The Java code in src/gen-main/java and src/gen-test/java is generated from sources in Hydra's bootstrapping implementation, Hydra-Haskell. See the Hydra-Haskell README for more information on how this works.

The recommended way to regenerate all Java code is to use the sync script:

cd ../hydra-ext
./bin/sync-java.sh

This will:

1. Generate the kernel modules
2. Generate the eval lib modules
3. Generate the kernel tests
4. Generate the generation tests
5. Build and run all tests

For manual generation, enter GHCi from hydra-ext:

cd ../hydra-ext && stack ghci

And run the following commands in the GHC REPL:

-- Generate the kernel
writeJava "../hydra-java/src/gen-main/java" kernelModules kernelModules

-- Generate the test suite
let allModules = mainModules ++ testModules
writeJava "../hydra-java/src/gen-test/java" allModules baseTestModules

The Hydra coder which generates everything in src/gen-main and src/gen-test can be found here. A variety of techniques are used in order to materialize Hydra's core language in Java, including a pattern for representing algebraic data types which was originally proposed by Gabriel Garcia, and used in Dragon.

For example, the generated Vertex class represents a property graph vertex, and corresponds to a record type:

public class Vertex<V> {
  public final hydra.pg.model.VertexLabel label;
  public final V id;
  public final java.util.Map<hydra.pg.model.PropertyKey, V> properties;

  public Vertex (hydra.pg.model.VertexLabel label, V id, java.util.Map<hydra.pg.model.PropertyKey, V> properties) {
    java.util.Objects.requireNonNull((label));
    java.util.Objects.requireNonNull((id));
    java.util.Objects.requireNonNull((properties));
    this.label = label;
    this.id = id;
    this.properties = properties;
  }

  @Override
  public boolean equals(Object other) {
    if (!(other instanceof Vertex)) {
      return false;
    }
    Vertex o = (Vertex) (other);
    return label.equals(o.label) && id.equals(o.id) && properties.equals(o.properties);
  }

  @Override
  public int hashCode() {
    return 2 * label.hashCode() + 3 * id.hashCode() + 5 * properties.hashCode();
  }

  // ... with* methods for immutable updates
}

See Vertex.java for the complete class, as well as the Vertex type in Pg/Model.hs for comparison. Both files were generated from the property graph model defined here.

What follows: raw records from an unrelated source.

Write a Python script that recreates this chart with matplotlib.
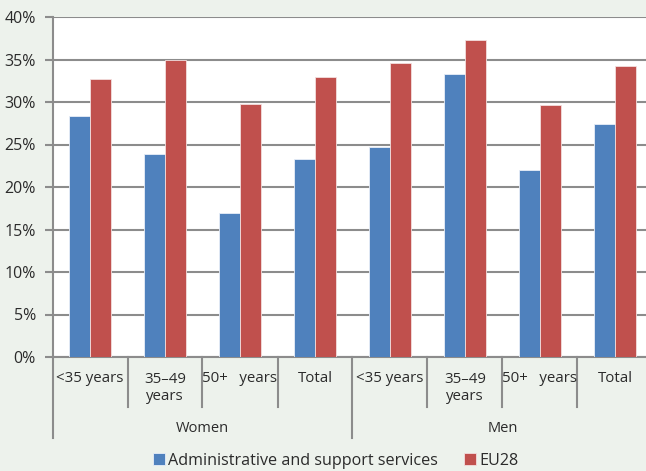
import matplotlib
matplotlib.use("Agg")
import matplotlib.pyplot as plt
import numpy as np

# Share of workers by sex and age group
groups = ["Women", "Men"]
age_labels = ["<35 years", "35\u201349\nyears", "50+   years", "Total"]
series_names = ["Administrative and support services", "EU28"]
admin_support = [28.3, 23.9, 16.9, 23.3, 24.7, 33.3, 22.0, 27.4]
eu28 = [32.7, 35.0, 29.8, 32.9, 34.6, 37.3, 29.6, 34.2]
y_ticks = [0, 5, 10, 15, 20, 25, 30, 35, 40]

BLUE = "#4f81bd"
RED = "#c0504d"
GRID = "#8c8c8c"
BG = "#edf2ec"
TXT = "#2b2b2b"

plt.rcParams["font.family"] = ["Open Sans", "DejaVu Sans"]

W, H = 646, 471
fig = plt.figure(figsize=(W / 100, H / 100), dpi=100, facecolor=BG)
left, right, top, bottom = 52.5, 652.5, 17, 357
ax = fig.add_axes([left / W, (H - bottom) / H, (right - left) / W, (bottom - top) / H])
ax.set_facecolor("white")

n = len(admin_support)
x = np.arange(n)
bw = 0.28
ax.bar(x - bw / 2, admin_support, bw, color=BLUE, edgecolor="#e8eef8", linewidth=0.6,
       label=series_names[0], zorder=3)
ax.bar(x + bw / 2, eu28, bw, color=RED, edgecolor="#f3dede", linewidth=0.6,
       label=series_names[1], zorder=3)

ax.set_xlim(-0.5, n - 0.5)
ax.set_ylim(0, 40)
ax.set_yticks(y_ticks)
ax.set_yticklabels([f"{t}%" for t in y_ticks])
ax.set_xticks([])
ax.yaxis.grid(True, color=GRID, linewidth=1.5, zorder=0)
ax.set_axisbelow(True)
ax.tick_params(axis="y", length=6, width=1.5, color=GRID, pad=6,
               labelsize=11.5, labelcolor=TXT)
for s in ["top", "right"]:
    ax.spines[s].set_visible(False)
for s in ["left", "bottom"]:
    ax.spines[s].set_color(GRID)
    ax.spines[s].set_linewidth(1.5)

tr = ax.get_xaxis_transform()
span = bottom - top

def ay(py):
    return (bottom - py) / span

# category labels
for i in range(n):
    lab = age_labels[i % len(age_labels)]
    ypix = 388 if "\n" in lab else 378
    ax.text(i, ay(ypix), lab, transform=tr, ha="center", va="center",
            fontsize=10.8, color=TXT, linespacing=1.2, clip_on=False)

# separators between categories and between groups
for b in np.arange(-0.5, n, 1.0):
    major = (b + 0.5) % len(age_labels) == 0
    y_end = ay(438) if major else ay(407)
    ax.plot([b, b], [0, y_end], transform=tr, color=GRID, linewidth=1.5, clip_on=False)

# group labels
for g, name in enumerate(groups):
    xc = g * len(age_labels) + (len(age_labels) - 1) / 2
    ax.text(xc, ay(429), name, transform=tr, ha="center", va="center",
            fontsize=10.5, color=TXT, clip_on=False)

fig.legend(loc="center", bbox_to_anchor=(0.52, (H - 461) / H), ncol=2, frameon=False,
           fontsize=11.6, handlelength=0.75, handleheight=0.75, handletextpad=0.2,
           columnspacing=1.6, labelcolor=TXT)

fig.savefig("out.png", dpi=100, facecolor=BG)
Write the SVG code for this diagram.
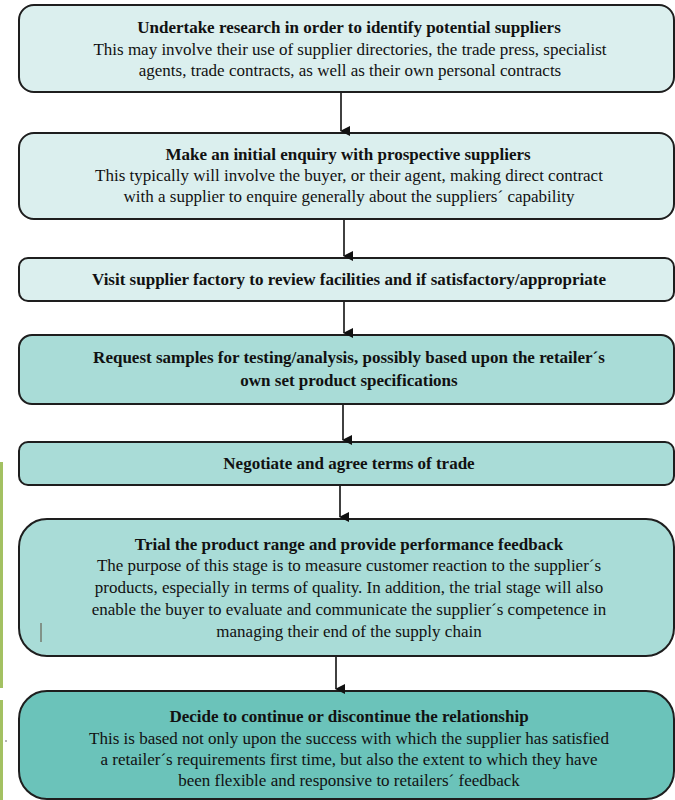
<svg xmlns="http://www.w3.org/2000/svg" width="675" height="800" viewBox="0 0 675 800">
<style>
.box{stroke:#1e1e1e;stroke-width:2}
.l1{fill:#dbefee}
.l2{fill:#a9dcd7}
.l3{fill:#6bc3ba}
.conn line{stroke:#111;stroke-width:1.6}
</style>
<defs>
<marker id="ah" markerWidth="10" markerHeight="10" refX="5" refY="9" orient="auto" markerUnits="userSpaceOnUse" viewBox="0 0 10 10">
<path d="M0,0 L10,0 L5,10 Z" fill="#111"/>
</marker>
</defs>
<rect x="0" y="462" width="3" height="226" fill="#a3c162"/>
<rect x="0" y="700" width="3" height="100" fill="#a3c162"/>
<circle cx="6" cy="741" r="0.8" fill="#555"/>
<g id="n1">
<rect class="box l1" x="19" y="5" width="655" height="87" rx="15"/>
<text style="font-family:'Liberation Serif',serif;font-size:17px;font-weight:bold;fill:#111;text-anchor:middle" x="349" y="33">Undertake research in order to identify potential suppliers</text>
<text style="font-family:'Liberation Serif',serif;font-size:17px;fill:#111;text-anchor:middle" x="350" y="55">This may involve their use of supplier directories, the trade press, specialist</text>
<text style="font-family:'Liberation Serif',serif;font-size:17px;fill:#111;text-anchor:middle" x="350" y="76">agents, trade contracts, as well as their own personal contracts</text>
</g>
<g id="n2">
<rect class="box l1" x="19" y="133" width="655" height="86" rx="15"/>
<text style="font-family:'Liberation Serif',serif;font-size:17px;font-weight:bold;fill:#111;text-anchor:middle" x="348" y="160">Make an initial enquiry with prospective suppliers</text>
<text style="font-family:'Liberation Serif',serif;font-size:17px;fill:#111;text-anchor:middle" x="349" y="181">This typically will involve the buyer, or their agent, making direct contract</text>
<text style="font-family:'Liberation Serif',serif;font-size:17px;fill:#111;text-anchor:middle" x="349" y="202">with a supplier to enquire generally about the suppliers´ capability</text>
</g>
<g id="n3">
<rect class="box l1" x="19" y="258" width="655" height="43" rx="9"/>
<text style="font-family:'Liberation Serif',serif;font-size:17px;font-weight:bold;fill:#111;text-anchor:middle" x="349" y="285">Visit supplier factory to review facilities and if satisfactory/appropriate</text>
</g>
<g id="n4">
<rect class="box l2" x="19" y="335" width="655" height="69" rx="13"/>
<text style="font-family:'Liberation Serif',serif;font-size:17px;font-weight:bold;fill:#111;text-anchor:middle" x="349" y="363">Request samples for testing/analysis, possibly based upon the retailer´s</text>
<text style="font-family:'Liberation Serif',serif;font-size:17px;font-weight:bold;fill:#111;text-anchor:middle" x="349" y="386">own set product specifications</text>
</g>
<g id="n5">
<rect class="box l2" x="19" y="442" width="655" height="43" rx="9"/>
<text style="font-family:'Liberation Serif',serif;font-size:17px;font-weight:bold;fill:#111;text-anchor:middle" x="349" y="469">Negotiate and agree terms of trade</text>
</g>
<g id="n6">
<rect class="box l2" x="19" y="519" width="655" height="137" rx="28"/>
<text style="font-family:'Liberation Serif',serif;font-size:17px;font-weight:bold;fill:#111;text-anchor:middle" x="349" y="550">Trial the product range and provide performance feedback</text>
<text style="font-family:'Liberation Serif',serif;font-size:17px;fill:#111;text-anchor:middle" x="349" y="571">The purpose of this stage is to measure customer reaction to the supplier´s</text>
<text style="font-family:'Liberation Serif',serif;font-size:17px;fill:#111;text-anchor:middle" x="349" y="593">products, especially in terms of quality. In addition, the trial stage will also</text>
<text style="font-family:'Liberation Serif',serif;font-size:17px;fill:#111;text-anchor:middle" x="349" y="615">enable the buyer to evaluate and communicate the supplier´s competence in</text>
<text style="font-family:'Liberation Serif',serif;font-size:17px;fill:#111;text-anchor:middle" x="349" y="637">managing their end of the supply chain</text>
<line x1="41" y1="623" x2="41" y2="642" stroke="#5a4a3a" stroke-width="1"/>
</g>
<g id="n7">
<rect class="box l3" x="19" y="691" width="655" height="108" rx="28"/>
<text style="font-family:'Liberation Serif',serif;font-size:17px;font-weight:bold;fill:#111;text-anchor:middle" x="349" y="722">Decide to continue or discontinue the relationship</text>
<text style="font-family:'Liberation Serif',serif;font-size:17px;fill:#111;text-anchor:middle" x="349" y="744">This is based not only upon the success with which the supplier has satisfied</text>
<text style="font-family:'Liberation Serif',serif;font-size:17px;fill:#111;text-anchor:middle" x="349" y="765">a retailer´s requirements first time, but also the extent to which they have</text>
<text style="font-family:'Liberation Serif',serif;font-size:17px;fill:#111;text-anchor:middle" x="349" y="786">been flexible and responsive to retailers´ feedback</text>
</g>
<g id="connectors" class="conn">
<line x1="341" y1="93" x2="341" y2="131" marker-end="url(#ah)"/>
<line x1="344" y1="220" x2="344" y2="256" marker-end="url(#ah)"/>
<line x1="344" y1="302" x2="344" y2="333" marker-end="url(#ah)"/>
<line x1="343" y1="405" x2="343" y2="440" marker-end="url(#ah)"/>
<line x1="340" y1="486" x2="340" y2="517" marker-end="url(#ah)"/>
<line x1="336" y1="657" x2="336" y2="689" marker-end="url(#ah)"/>
</g>
</svg>
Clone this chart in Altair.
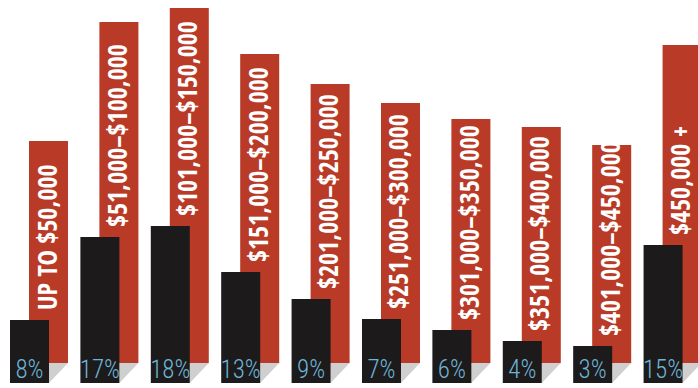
import altair as alt
import pandas as pd

# Income ranges (red bar labels)
ranges = ["UP TO $50,000", "$51,000–$100,000", "$101,000–$150,000",
          "$151,000–$200,000", "$201,000–$250,000", "$251,000–$300,000",
          "$301,000–$350,000", "$351,000–$400,000", "$401,000–$450,000",
          "$450,000 +"]
# Share labels (black bars)
shares = ["8%", "17%", "18%", "13%", "9%", "7%", "6%", "4%", "3%", "15%"]
# Drawn lengths (black bars and red backing bars)
black_len = [63, 146, 157, 111, 84, 64, 53, 42, 37, 138]
red_len = [222, 341, 355, 309, 279, 260, 244, 236, 218, 318]

RED_BASE = 20
BW = 0.554
ROFF = 0.27

rows = []
for i in range(len(ranges)):
    rows.append(dict(i=i, label=ranges[i], share=shares[i],
                     bx=i, bx2=i + BW, rx=i + ROFF, rx2=i + ROFF + BW,
                     rc=i + ROFF + BW / 2, bc=i + BW / 2,
                     b=black_len[i], r=RED_BASE + red_len[i],
                     ty=black_len[i] + 10, base=0, rbase=RED_BASE, py=5))
df = pd.DataFrame(rows)

shadow_rows = []
for i in range(len(ranges)):
    shadow_rows.append(dict(i=i, x=i + BW, top=RED_BASE, bot=0))
    shadow_rows.append(dict(i=i, x=i + ROFF + BW, top=RED_BASE, bot=RED_BASE))
sdf = pd.DataFrame(shadow_rows)

xs = alt.Scale(domain=[-0.142, 9.773], nice=False, zero=False)
ys = alt.Scale(domain=[-5, 383], nice=False, zero=False)

base = alt.Chart(df)

red = base.mark_rect(color="#B93A27").encode(
    x=alt.X("rx:Q", scale=xs, axis=None), x2="rx2",
    y=alt.Y("rbase:Q", scale=ys, axis=None), y2="r")

shadow = alt.Chart(sdf).mark_area(color="#CFCFCF").encode(
    x=alt.X("x:Q", scale=xs, axis=None),
    y=alt.Y("top:Q", scale=ys, axis=None), y2="bot",
    detail="i:N")

black = base.mark_rect(color="#1C1A1B").encode(
    x=alt.X("bx:Q", scale=xs, axis=None), x2="bx2",
    y=alt.Y("base:Q", scale=ys, axis=None), y2="b")

labels = base.mark_text(
    angle=270, align="left", baseline="middle", color="white",
    font="Open Sans Condensed, Roboto Condensed, sans-serif",
    fontWeight="bold", fontSize=26).encode(
    x=alt.X("rc:Q", scale=xs, axis=None),
    y=alt.Y("ty:Q", scale=ys, axis=None),
    text="label:N")

pct = base.mark_text(
    align="center", baseline="alphabetic", color="#6DB5D6",
    font="Roboto Condensed, sans-serif",
    fontWeight=300, fontSize=25).encode(
    x=alt.X("bc:Q", scale=xs, axis=None),
    y=alt.Y("py:Q", scale=ys, axis=None),
    text="share:N")

chart = alt.layer(red, shadow, black, labels, pct).properties(
    width=698, height=388, padding=0, autosize="none", background="white"
).configure_view(stroke=None)

chart.save("out.html", embed_options={"renderer": "svg", "actions": False})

Union types (sum types) are represented using the visitor pattern. For example, the Element type is a tagged union of Vertex and Edge:

public abstract class Element<V> {
  private Element () {}

  public abstract <R> R accept(Visitor<V, R> visitor) ;

  public interface Visitor<V, R> {
    R visit(Vertex<V> instance) ;
    R visit(Edge<V> instance) ;
  }

  public interface PartialVisitor<V, R> extends Visitor<V, R> {
    default R otherwise(Element<V> instance) {
      throw new IllegalStateException("Non-exhaustive patterns when matching: " + (instance));
    }
    default R visit(Vertex<V> instance) { return otherwise((instance)); }
    default R visit(Edge<V> instance) { return otherwise((instance)); }
  }

  public static final class Vertex<V> extends hydra.pg.model.Element<V> {
    public final hydra.pg.model.Vertex<V> value;
    // ... constructor, equals, hashCode, accept
  }

  public static final class Edge<V> extends hydra.pg.model.Element<V> {
    public final hydra.pg.model.Edge<V> value;
    // ... constructor, equals, hashCode, accept
  }
}

See Element.java for the complete class. The Visitor class is for pattern matching over the alternatives, and PartialVisitor is a convenient extension which allows supplying a default value for alternatives not matched explicitly.

The Rewriting and Reduction classes are good examples of pattern matching in action, and there are simpler examples in VisitorTest.java.